Monday, October 26, 2009

A lil bit of impressionism.

The guitar in rock music is often looked as being a tool of clumsy destruction, not an instrument capable of elegance or transcendent beauty. Starting in the late 1980s however, an underground movement of musicians, known as shoegazers for their introverted stage presence, strove to craft intricate dreamscapes through their guitar pedals. The result has been a series of impressionistic masterpieces, albums shrouded in crystalline guitar tones and ethereal vocals, with the following cuts remaining the best of the genre. – TA

Cocteau Twins | Treasure (1984)

Before the open reliance of guitars producing walls of sound to achieve hazy bliss, Elizabeth Fraser set the template for atmosphere with The Voice. Fraser caterwauls between yowls and harsh consonants, and coupled with equal parts drum machines and harpsichord, Treasure evokes medieval courts and witch incantations.
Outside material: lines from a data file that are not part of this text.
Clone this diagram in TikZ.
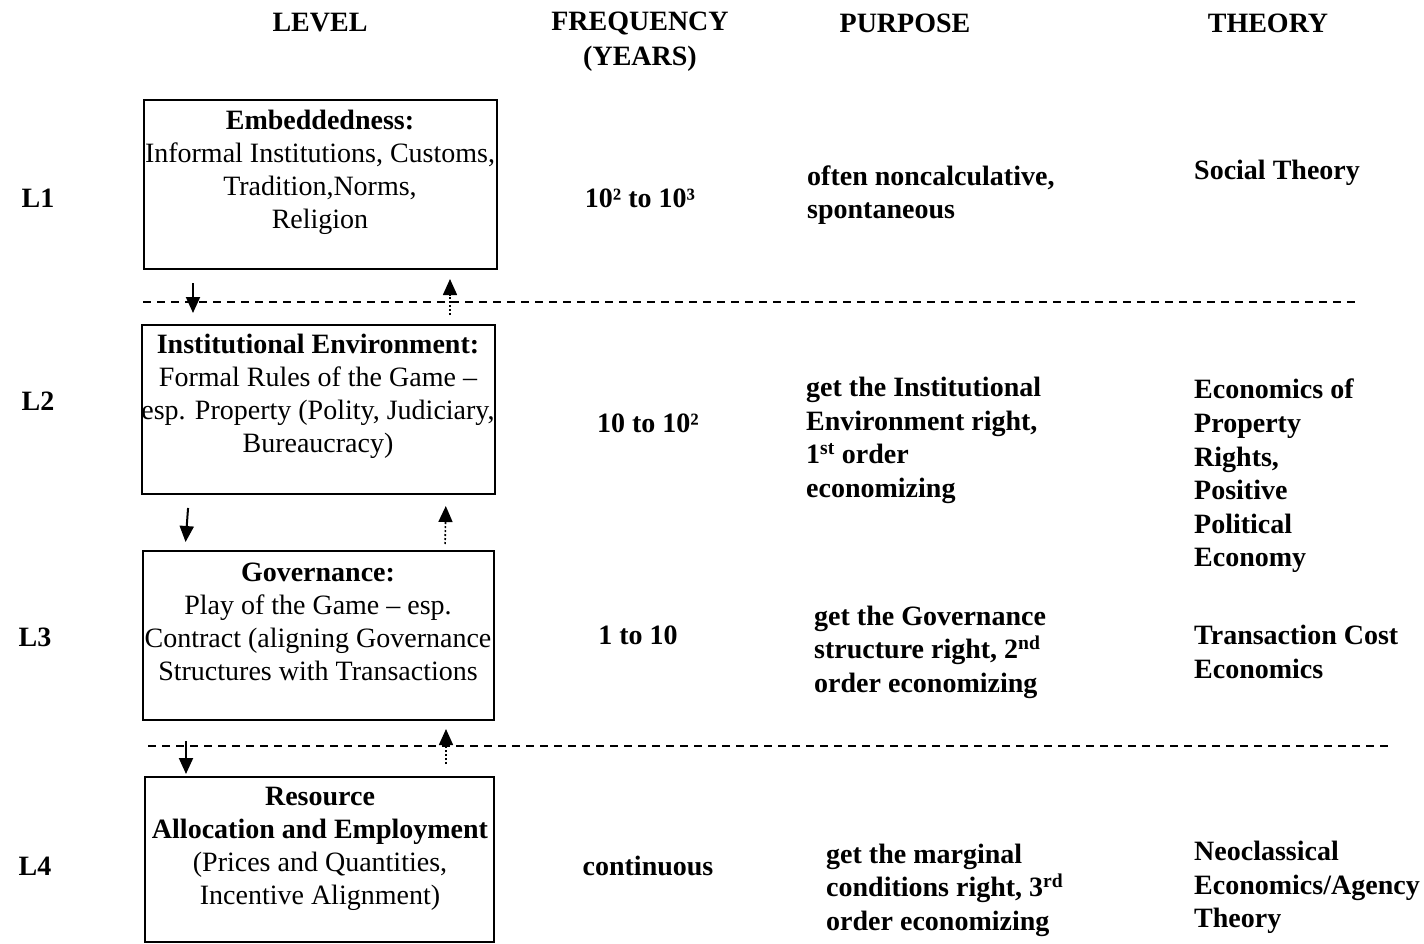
\documentclass[tikz,border=0pt]{standalone}
\usepackage{fontspec}
\setmainfont{Liberation Serif}
\usetikzlibrary{positioning,calc,arrows.meta}

\tikzset{
  levelbox/.style={draw, line width=2pt, minimum width=353pt, minimum height=169pt, inner sep=0pt},
  boxtext/.style={align=center, inner sep=0pt, font=\fontsize{28}{33}\selectfont},
  head/.style={align=center, inner sep=0pt, font=\fontsize{28}{35}\selectfont\bfseries},
  lvl/.style={inner sep=0pt, font=\fontsize{28}{33}\selectfont\bfseries},
  colnote/.style={align=left, anchor=west, inner sep=0pt, font=\fontsize{28}{33.6}\selectfont\bfseries},
  sepline/.style={line width=2pt, dash pattern=on 8pt off 6pt},
  downarr/.style={line width=2pt, -{Triangle[length=16pt,width=14pt]}},
  uparr/.style={line width=1.6pt, dash pattern=on 2pt off 2pt, -{Triangle[length=16pt,width=14pt]}}
}

\begin{document}
\begin{tikzpicture}[x=1pt, y=-1pt]
    \useasboundingbox (0,0) rectangle (1424,944);

    % column heads
    \node[head] (hlevel) at (320,23) {LEVEL};
    \node[head] (hfreq) at (640,42) {FREQUENCY\\(YEARS)};
    \node[head] (hpurp) at (905,23) {PURPOSE};
    \node[head] (htheo) at (1268,23) {THEORY};

    % levels
    \node[lvl] (l1) at (38,198) {L1};
    \node[lvl] (l2) at (38,401) {L2};
    \node[lvl] (l3) at (35,637) {L3};
    \node[lvl] (l4) at (35,866) {L4};

    % boxes
    \node[levelbox] (b1) at (320.5,184.5) {};
    \node[levelbox] (b2) at (318.5,409.5) {};
    \node[levelbox, minimum width=351pt] (b3) at (318.5,635.5) {};
    \node[levelbox, minimum width=349pt, minimum height=165pt] (b4) at (319.5,859.5) {};

    \node[boxtext] (t1) at (320,172) {\textbf{Embeddedness:}\\Informal Institutions, Customs,\\Tradition,Norms,\\Religion};
    \node[boxtext] (t2) at (318,396.5) {\textbf{Institutional Environment:}\\Formal Rules of the Game --\\esp. Property (Polity, Judiciary,\\Bureaucracy)};
    \node[boxtext] (t3) at (318,621.5) {\textbf{Governance:}\\Play of the Game -- esp.\\Contract (aligning Governance\\Structures with Transactions};
    \node[boxtext] (t4) at (320,849) {\textbf{Resource}\\\textbf{Allocation and Employment}\\(Prices and Quantities,\\Incentive Alignment)};

    % dashed separators
    \coordinate (s1w) at (143,302);
    \coordinate (s1e) at (1355,302);
    \coordinate (s2w) at (148,746);
    \coordinate (s2e) at (1388,746);
    \draw[sepline] (s1w) -- (s1e);
    \draw[sepline] (s2w) -- (s2e);

    % arrows between levels
    \draw[downarr, shorten <=13pt, shorten >=11pt] ([xshift=50pt]b1.south west) -- ([xshift=52pt]b2.north west);
    \draw[uparr, shorten <=9pt, shorten >=9pt] ([xshift=309pt]b2.north west) -- ([xshift=307pt]b1.south west);
    \draw[downarr, shorten <=13pt, shorten >=8pt] ([xshift=48pt]b2.south west) -- ([xshift=43pt]b3.north west);
    \draw[uparr, shorten <=6pt, shorten >=11pt] ([xshift=303pt]b3.north west) -- ([xshift=305pt]b2.south west);
    \draw[downarr, shorten <=20pt, shorten >=2pt] ([xshift=44pt]b3.south west) -- ([xshift=42pt]b4.north west);
    \draw[uparr, shorten <=12pt, shorten >=8pt] ([xshift=302pt]b4.north west) -- ([xshift=304pt]b3.south west);

    % frequency
    \node[lvl] (f1) at (640,198) {10² to 10³};
    \node[lvl] (f2) at (648,423) {10 to 10²};
    \node[lvl] (f3) at (638,635) {1 to 10};
    \node[lvl] (f4) at (648,866) {continuous};

    % purpose
    \node[colnote] (p1) at (807,195) {often noncalculative,\\spontaneous};
    \node[colnote] (p2) at (806,440.5) {get the Institutional\\Environment right,\\1\textsuperscript{st} order\\economizing};
    \node[colnote] (p3) at (814,652) {get the Governance\\structure right, 2\textsuperscript{nd}\\order economizing};
    \node[colnote] (p4) at (826,890) {get the marginal\\conditions right, 3\textsuperscript{rd}\\order economizing};

    % theory
    \node[colnote] (th1) at (1194,172.5) {Social Theory};
    \node[colnote] (th2) at (1194,476) {Economics of\\Property\\Rights,\\Positive\\Political\\Economy};
    \node[colnote] (th3) at (1194,652) {Transaction Cost\\Economics};
    \node[colnote] (th4) at (1194,887.5) {Neoclassical\\Economics/Agency\\Theory};
\end{tikzpicture}
\end{document}
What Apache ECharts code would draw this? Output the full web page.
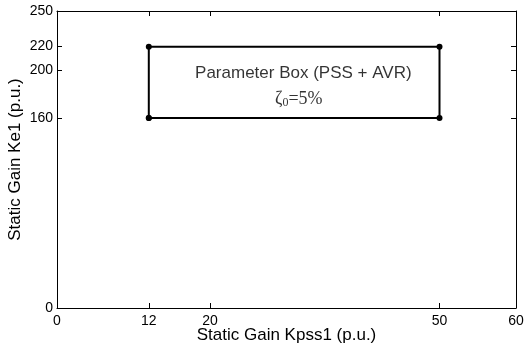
<!DOCTYPE html>
<html>
<head>
<meta charset="utf-8">
<script src="https://cdn.jsdelivr.net/npm/echarts@6/dist/echarts.min.js"></script>
<style>
  html, body { margin: 0; padding: 0; background: #fff; }
  #chart { width: 526px; height: 348px; }
</style>
</head>
<body>
<div id="chart"></div>
<script>
// Tick positions on each axis
const xTicks = [0, 12, 20, 50, 60];
const yTicks = [0, 160, 200, 220, 250];

// Corners of the PSS + AVR parameter box (Kpss1, Ke1), closed loop
const boxKpss = [12, 50, 50, 12, 12];
const boxKe = [160, 160, 220, 220, 160];

const boxTitle = 'Parameter Box (PSS + AVR)';
const dampingRatio = '5%';

const FONT = '"Liberation Sans", Arial, sans-serif';
const SERIF = '"Liberation Serif", "Times New Roman", serif';

const chart = echarts.init(document.getElementById('chart'), null, { renderer: 'canvas' });

const tickInner = { show: true, inside: true, length: 5, lineStyle: { color: '#000', width: 1 } };
const lineBlack = { show: true, onZero: false, lineStyle: { color: '#000', width: 1 } };

chart.setOption({
  animation: false,
  backgroundColor: '#fff',
  grid: { left: 57, right: 10, top: 11, bottom: 40, containLabel: false, outerBoundsMode: 'none' },
  xAxis: [
    {
      type: 'value', min: 0, max: 60, position: 'bottom',
      name: 'Static Gain Kpss1 (p.u.)', nameLocation: 'middle', nameGap: 19,
      nameMoveOverlap: false,
      nameTextStyle: { fontFamily: FONT, fontSize: 17, color: '#000' },
      axisLine: lineBlack,
      axisTick: Object.assign({ customValues: xTicks }, tickInner),
      axisLabel: { customValues: xTicks, fontFamily: FONT, fontSize: 14, color: '#000', margin: 6 },
      splitLine: { show: false }
    },
    {
      type: 'value', min: 0, max: 60, position: 'top',
      axisLine: lineBlack,
      axisTick: Object.assign({ customValues: xTicks }, tickInner),
      axisLabel: { show: false },
      splitLine: { show: false }
    }
  ],
  yAxis: [
    {
      type: 'value', min: 0, max: 250, position: 'left',
      name: 'Static Gain Ke1 (p.u.)', nameLocation: 'middle', nameGap: 33,
      nameMoveOverlap: false,
      nameTextStyle: { fontFamily: FONT, fontSize: 17, color: '#000' },
      axisLine: lineBlack,
      axisTick: Object.assign({ customValues: yTicks }, tickInner),
      axisLabel: { customValues: yTicks, fontFamily: FONT, fontSize: 14, color: '#000', margin: 4 },
      splitLine: { show: false }
    },
    {
      type: 'value', min: 0, max: 250, position: 'right',
      axisLine: lineBlack,
      axisTick: Object.assign({ customValues: yTicks }, tickInner),
      axisLabel: { show: false },
      splitLine: { show: false }
    }
  ],
  series: [
    {
      name: 'Parameter Box',
      type: 'line',
      xAxisIndex: 0, yAxisIndex: 0,
      data: boxKpss.map((k, i) => [k, boxKe[i]]),
      symbol: 'circle', symbolSize: 6,
      itemStyle: { color: '#000' },
      lineStyle: { color: '#000', width: 2 },
      z: 3
    },
    {
      name: 'Box Label',
      type: 'scatter',
      xAxisIndex: 0, yAxisIndex: 0,
      symbolSize: 0,
      silent: true,
      data: [
        { value: [32.2, 197.5], label: { formatter: boxTitle, fontFamily: FONT, fontSize: 17, color: '#000' } },
        { value: [31.6, 175.5], label: { formatter: '{z|ζ}{s|0}{z|=' + dampingRatio + '}', rich: {
            z: { fontFamily: SERIF, fontSize: 18, color: '#000' },
            s: { fontFamily: SERIF, fontSize: 12, color: '#000', verticalAlign: 'bottom', padding: [5, 0, 0, 0] }
          } } }
      ],
      label: { show: true, position: 'inside', align: 'center', verticalAlign: 'middle' }
    }
  ]
});
</script>
</body>
</html>
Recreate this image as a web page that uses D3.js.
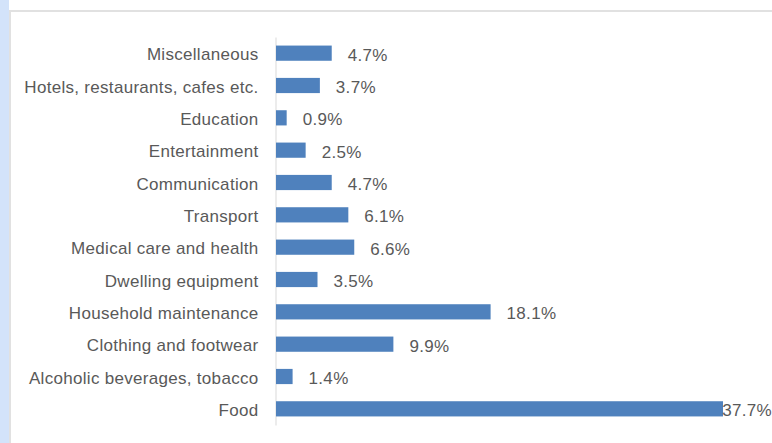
<!DOCTYPE html>
<html>
<head>
<meta charset="utf-8">
<script src="https://cdn.jsdelivr.net/npm/d3@7"></script>
<style>
  html, body { margin: 0; padding: 0; background: #ffffff; }
  svg { display: block; }
  text { font-family: "Liberation Sans", Arial, sans-serif; letter-spacing: 0.3px; }
</style>
</head>
<body>
<script>
// Household consumption expenditure structure, share of total (%)
const categories = [
  "Miscellaneous",
  "Hotels, restaurants, cafes etc.",
  "Education",
  "Entertainment",
  "Communication",
  "Transport",
  "Medical care and health",
  "Dwelling equipment",
  "Household maintenance",
  "Clothing and footwear",
  "Alcoholic beverages, tobacco",
  "Food"
];
const shares = [4.7, 3.7, 0.9, 2.5, 4.7, 6.1, 6.6, 3.5, 18.1, 9.9, 1.4, 37.7];
const valueLabels = ["4.7%", "3.7%", "0.9%", "2.5%", "4.7%", "6.1%", "6.6%", "3.5%", "18.1%", "9.9%", "1.4%", "37.7%"];

const W = 772, H = 443;
const svg = d3.select("body").append("svg").attr("width", W).attr("height", H);

// page frame: pale blue side strip and top rule
svg.append("rect").attr("x", 0).attr("y", 0).attr("width", 9).attr("height", H).attr("fill", "#d3e3fa");
svg.append("rect").attr("x", 9).attr("y", 10).attr("width", 2).attr("height", H - 10).attr("fill", "#e1e1e1");
svg.append("rect").attr("x", 9).attr("y", 10).attr("width", W - 9).attr("height", 2).attr("fill", "#e1e1e1");

const x = d3.scaleLinear().domain([0, 37.7]).range([276, 723]);
const y = d3.scaleBand().domain(categories).range([37, 425]).paddingInner(0.53).paddingOuter(0.265);

// category axis
const yAxis = svg.append("g").attr("transform", "translate(275.5,0)")
  .call(d3.axisLeft(y).tickSize(0).tickPadding(17));
yAxis.select(".domain").attr("stroke", "#d9d9d9").attr("stroke-width", 1);
yAxis.selectAll("text")
  .attr("font-size", 17)
  .attr("fill", "#595959")
  .attr("dy", "0.42em")
  .attr("font-family", "\"Liberation Sans\", Arial, sans-serif");

const data = categories.map((c, i) => ({ c, v: shares[i], label: valueLabels[i] }));

svg.append("g").selectAll("rect").data(data).join("rect")
  .attr("x", x(0))
  .attr("y", d => y(d.c))
  .attr("width", d => x(d.v) - x(0))
  .attr("height", y.bandwidth())
  .attr("fill", "#4f81bd");

svg.append("g").selectAll("text").data(data).join("text")
  .attr("y", d => y(d.c) + y.bandwidth() / 2)
  .attr("dy", "0.44em")
  .attr("font-size", 17)
  .attr("fill", "#595959")
  .text(d => d.label)
  .attr("x", function (d) {
    const w = this.getComputedTextLength();
    return Math.min(x(d.v) + 16, W - w);
  });
</script>
</body>
</html>
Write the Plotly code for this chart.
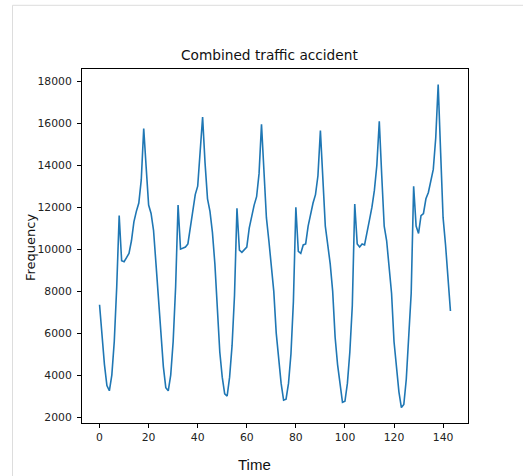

The first escape into a netherworld of removed tranquility. –TA

Essential Track: Lorelei

Ride | Nowhere (1990)

More so than other seminal shoegazers, Ride’s debut took standard song structures and placed them into a setting similar to Nowhere’s cover art of a lone oceanic wave: a crossroads of breathy ambiance and reverb-soaked hard rock. The songwriting teeters between stylistic extremes of the string-laced splendor of “Vapour Trail” and the drum-and-feedback earthmover “Dreams Burn Down”. The most accessible album for new converts of shoegaze. –TA

Essential Track: Vapour Trail

My Bloody Valentine | Loveless (1991)

The crowning achievement of shoegaze, Loveless has seen its mythology grow through the years. Principal songwriter/guitarist Kevin Shields bankrupted his label and disappeared from music after obsessively seeking a specific sound. That particular sound is the musical equivalent of Monet paintbrushes and bubblegum vocals unglued at the seams. The result is a masterpiece that has forced critics to resort to increasingly absurd metaphors. Are the endless blankets of sound in “To Here Knows When” a return to the womb? Exactly. –TA

Essential Track: Sometimes

Slowdive | Souvlaki (1993)

While the genre moniker invokes images of awkward teens staring downwards, no other shoegaze band were better able to achieve sky-scraping statements than Slowdive. The songs of Souvlaki are best measured in degrees of weightlessness as many replicate the drifting off during dreams. Then “Souvlaki Space Station” arrives and you are launched practically into orbit. No one said lightheartedness wouldn’t hurt. –TA

Essential Track: Souvlaki Space Station

M83 | Saturdays = Youth (2008)

Many shoegaze albums seem intent on creating an idyllic world outside the musings of reality. With Anthony Gonzalez’s inspiration for Saturdays=Youth being a fond gaze back at the 80s, notably the classic coming-of-age films such as The Breakfast Club, Gonzalez uses synthesizer and guitar to craft a cathedral of nostalgia. During the second-half daydream of “We Own the Sky” one cannot stop themselves from experiencing perfect Autumn days on repeat. –TA

Essential Track: Kim & Jessie

Note: This was written for a collaboration article for Ohio Northern's Northern Review.